** Start **

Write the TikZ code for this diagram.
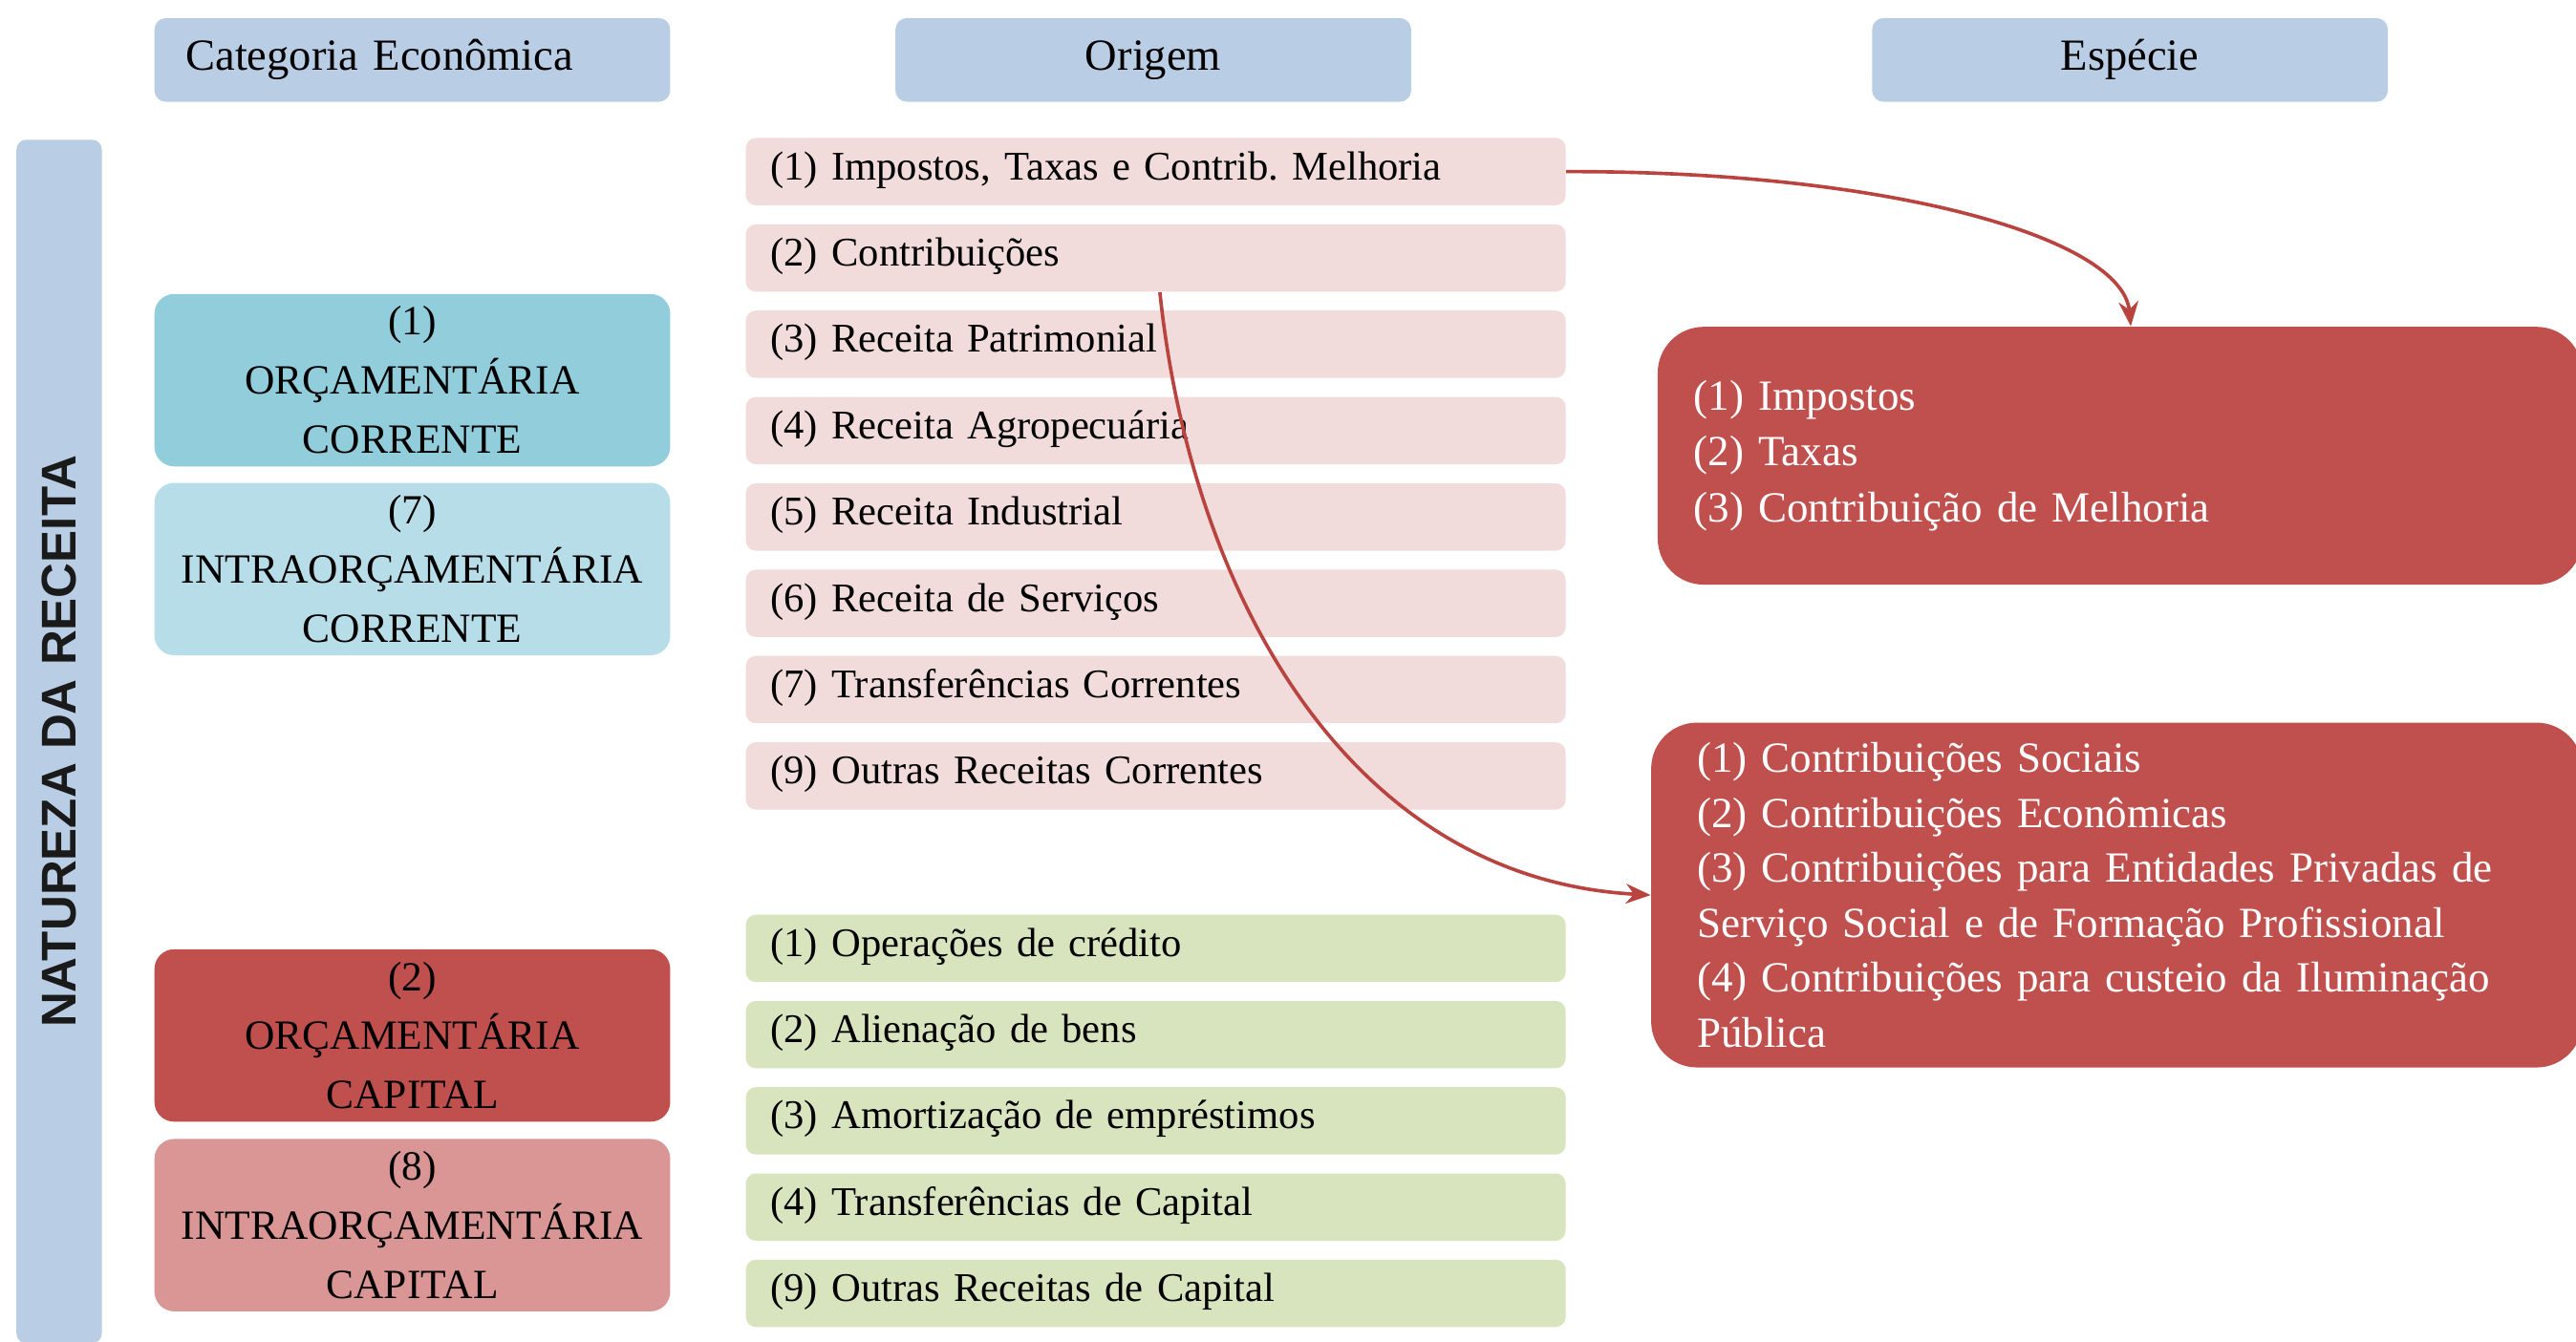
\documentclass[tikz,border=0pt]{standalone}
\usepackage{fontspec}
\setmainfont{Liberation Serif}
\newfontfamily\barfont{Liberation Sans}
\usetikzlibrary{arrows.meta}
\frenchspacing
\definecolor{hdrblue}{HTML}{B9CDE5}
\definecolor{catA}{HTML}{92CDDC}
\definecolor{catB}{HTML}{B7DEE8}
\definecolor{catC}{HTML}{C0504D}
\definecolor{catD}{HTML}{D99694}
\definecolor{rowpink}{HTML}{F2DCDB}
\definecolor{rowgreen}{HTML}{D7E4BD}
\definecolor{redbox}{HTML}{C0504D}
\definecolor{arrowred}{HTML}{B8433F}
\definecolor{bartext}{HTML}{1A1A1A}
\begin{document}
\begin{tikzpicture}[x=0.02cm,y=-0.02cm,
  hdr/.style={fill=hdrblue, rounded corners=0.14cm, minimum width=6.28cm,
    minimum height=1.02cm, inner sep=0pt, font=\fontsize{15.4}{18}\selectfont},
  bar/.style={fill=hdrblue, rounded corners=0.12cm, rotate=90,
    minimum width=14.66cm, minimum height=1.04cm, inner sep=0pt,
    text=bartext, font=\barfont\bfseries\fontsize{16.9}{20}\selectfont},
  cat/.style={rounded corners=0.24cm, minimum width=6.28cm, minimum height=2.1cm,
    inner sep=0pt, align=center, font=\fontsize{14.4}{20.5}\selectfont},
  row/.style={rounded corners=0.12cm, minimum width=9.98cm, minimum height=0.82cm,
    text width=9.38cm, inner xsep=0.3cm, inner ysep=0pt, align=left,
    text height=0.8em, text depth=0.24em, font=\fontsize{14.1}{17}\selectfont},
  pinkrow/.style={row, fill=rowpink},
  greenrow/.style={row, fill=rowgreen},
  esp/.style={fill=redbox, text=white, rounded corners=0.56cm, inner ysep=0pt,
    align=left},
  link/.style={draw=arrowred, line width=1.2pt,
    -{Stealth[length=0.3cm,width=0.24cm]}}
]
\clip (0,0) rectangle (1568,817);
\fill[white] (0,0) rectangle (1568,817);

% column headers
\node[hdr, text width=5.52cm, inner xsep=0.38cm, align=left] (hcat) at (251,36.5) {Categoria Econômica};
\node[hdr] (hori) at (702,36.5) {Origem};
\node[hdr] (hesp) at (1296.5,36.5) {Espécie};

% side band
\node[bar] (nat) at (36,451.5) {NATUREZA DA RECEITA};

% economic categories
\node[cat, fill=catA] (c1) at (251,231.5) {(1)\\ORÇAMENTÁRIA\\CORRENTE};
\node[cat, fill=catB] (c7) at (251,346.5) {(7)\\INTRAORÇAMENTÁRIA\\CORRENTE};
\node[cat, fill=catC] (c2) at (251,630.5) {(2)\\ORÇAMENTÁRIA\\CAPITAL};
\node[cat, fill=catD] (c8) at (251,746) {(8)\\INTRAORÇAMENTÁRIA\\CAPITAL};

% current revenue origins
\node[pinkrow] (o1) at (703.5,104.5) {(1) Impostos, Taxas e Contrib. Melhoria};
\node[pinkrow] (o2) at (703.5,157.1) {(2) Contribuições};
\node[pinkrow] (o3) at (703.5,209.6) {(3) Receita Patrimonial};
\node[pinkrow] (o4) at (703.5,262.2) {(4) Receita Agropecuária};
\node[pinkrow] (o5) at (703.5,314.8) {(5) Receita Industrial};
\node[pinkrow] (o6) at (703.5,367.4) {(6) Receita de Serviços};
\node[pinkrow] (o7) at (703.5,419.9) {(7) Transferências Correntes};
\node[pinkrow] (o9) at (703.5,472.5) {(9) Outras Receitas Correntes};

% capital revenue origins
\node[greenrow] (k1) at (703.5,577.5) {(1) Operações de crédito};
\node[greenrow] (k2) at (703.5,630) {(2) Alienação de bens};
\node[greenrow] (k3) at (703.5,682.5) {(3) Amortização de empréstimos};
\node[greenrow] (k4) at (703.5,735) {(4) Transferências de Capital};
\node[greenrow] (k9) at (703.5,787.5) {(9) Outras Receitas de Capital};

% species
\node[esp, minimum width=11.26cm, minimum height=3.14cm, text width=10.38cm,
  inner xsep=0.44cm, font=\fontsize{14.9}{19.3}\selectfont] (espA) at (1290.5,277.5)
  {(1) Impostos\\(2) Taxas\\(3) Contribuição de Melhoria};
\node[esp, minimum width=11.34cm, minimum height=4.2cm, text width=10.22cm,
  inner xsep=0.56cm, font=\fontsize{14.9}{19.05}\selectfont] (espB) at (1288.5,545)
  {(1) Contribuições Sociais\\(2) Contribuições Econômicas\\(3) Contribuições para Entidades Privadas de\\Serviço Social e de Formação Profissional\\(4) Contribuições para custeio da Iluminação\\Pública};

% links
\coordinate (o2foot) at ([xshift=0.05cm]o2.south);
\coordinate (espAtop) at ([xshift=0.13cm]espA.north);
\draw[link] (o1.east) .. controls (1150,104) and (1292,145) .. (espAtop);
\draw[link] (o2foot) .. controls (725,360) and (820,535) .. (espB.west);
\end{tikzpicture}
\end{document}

** End **

**EXERCISE AIM:** Restate the data above word for word. Skip every picture.

**THE RESPONSE:**
Write the TikZ code for this diagram.
\documentclass[tikz,border=0pt]{standalone}
\usepackage{fontspec}
\setmainfont{Liberation Serif}
\newfontfamily\barfont{Liberation Sans}
\usetikzlibrary{arrows.meta}
\frenchspacing
\definecolor{hdrblue}{HTML}{B9CDE5}
\definecolor{catA}{HTML}{92CDDC}
\definecolor{catB}{HTML}{B7DEE8}
\definecolor{catC}{HTML}{C0504D}
\definecolor{catD}{HTML}{D99694}
\definecolor{rowpink}{HTML}{F2DCDB}
\definecolor{rowgreen}{HTML}{D7E4BD}
\definecolor{redbox}{HTML}{C0504D}
\definecolor{arrowred}{HTML}{B8433F}
\definecolor{bartext}{HTML}{1A1A1A}
\begin{document}
\begin{tikzpicture}[x=0.02cm,y=-0.02cm,
  hdr/.style={fill=hdrblue, rounded corners=0.14cm, minimum width=6.28cm,
    minimum height=1.02cm, inner sep=0pt, font=\fontsize{15.4}{18}\selectfont},
  bar/.style={fill=hdrblue, rounded corners=0.12cm, rotate=90,
    minimum width=14.66cm, minimum height=1.04cm, inner sep=0pt,
    text=bartext, font=\barfont\bfseries\fontsize{16.9}{20}\selectfont},
  cat/.style={rounded corners=0.24cm, minimum width=6.28cm, minimum height=2.1cm,
    inner sep=0pt, align=center, font=\fontsize{14.4}{20.5}\selectfont},
  row/.style={rounded corners=0.12cm, minimum width=9.98cm, minimum height=0.82cm,
    text width=9.38cm, inner xsep=0.3cm, inner ysep=0pt, align=left,
    text height=0.8em, text depth=0.24em, font=\fontsize{14.1}{17}\selectfont},
  pinkrow/.style={row, fill=rowpink},
  greenrow/.style={row, fill=rowgreen},
  esp/.style={fill=redbox, text=white, rounded corners=0.56cm, inner ysep=0pt,
    align=left},
  link/.style={draw=arrowred, line width=1.2pt,
    -{Stealth[length=0.3cm,width=0.24cm]}}
]
\clip (0,0) rectangle (1568,817);
\fill[white] (0,0) rectangle (1568,817);

% column headers
\node[hdr, text width=5.52cm, inner xsep=0.38cm, align=left] (hcat) at (251,36.5) {Categoria Econômica};
\node[hdr] (hori) at (702,36.5) {Origem};
\node[hdr] (hesp) at (1296.5,36.5) {Espécie};

% side band
\node[bar] (nat) at (36,451.5) {NATUREZA DA RECEITA};

% economic categories
\node[cat, fill=catA] (c1) at (251,231.5) {(1)\\ORÇAMENTÁRIA\\CORRENTE};
\node[cat, fill=catB] (c7) at (251,346.5) {(7)\\INTRAORÇAMENTÁRIA\\CORRENTE};
\node[cat, fill=catC] (c2) at (251,630.5) {(2)\\ORÇAMENTÁRIA\\CAPITAL};
\node[cat, fill=catD] (c8) at (251,746) {(8)\\INTRAORÇAMENTÁRIA\\CAPITAL};

% current revenue origins
\node[pinkrow] (o1) at (703.5,104.5) {(1) Impostos, Taxas e Contrib. Melhoria};
\node[pinkrow] (o2) at (703.5,157.1) {(2) Contribuições};
\node[pinkrow] (o3) at (703.5,209.6) {(3) Receita Patrimonial};
\node[pinkrow] (o4) at (703.5,262.2) {(4) Receita Agropecuária};
\node[pinkrow] (o5) at (703.5,314.8) {(5) Receita Industrial};
\node[pinkrow] (o6) at (703.5,367.4) {(6) Receita de Serviços};
\node[pinkrow] (o7) at (703.5,419.9) {(7) Transferências Correntes};
\node[pinkrow] (o9) at (703.5,472.5) {(9) Outras Receitas Correntes};

% capital revenue origins
\node[greenrow] (k1) at (703.5,577.5) {(1) Operações de crédito};
\node[greenrow] (k2) at (703.5,630) {(2) Alienação de bens};
\node[greenrow] (k3) at (703.5,682.5) {(3) Amortização de empréstimos};
\node[greenrow] (k4) at (703.5,735) {(4) Transferências de Capital};
\node[greenrow] (k9) at (703.5,787.5) {(9) Outras Receitas de Capital};

% species
\node[esp, minimum width=11.26cm, minimum height=3.14cm, text width=10.38cm,
  inner xsep=0.44cm, font=\fontsize{14.9}{19.3}\selectfont] (espA) at (1290.5,277.5)
  {(1) Impostos\\(2) Taxas\\(3) Contribuição de Melhoria};
\node[esp, minimum width=11.34cm, minimum height=4.2cm, text width=10.22cm,
  inner xsep=0.56cm, font=\fontsize{14.9}{19.05}\selectfont] (espB) at (1288.5,545)
  {(1) Contribuições Sociais\\(2) Contribuições Econômicas\\(3) Contribuições para Entidades Privadas de\\Serviço Social e de Formação Profissional\\(4) Contribuições para custeio da Iluminação\\Pública};

% links
\coordinate (o2foot) at ([xshift=0.05cm]o2.south);
\coordinate (espAtop) at ([xshift=0.13cm]espA.north);
\draw[link] (o1.east) .. controls (1150,104) and (1292,145) .. (espAtop);
\draw[link] (o2foot) .. controls (725,360) and (820,535) .. (espB.west);
\end{tikzpicture}
\end{document}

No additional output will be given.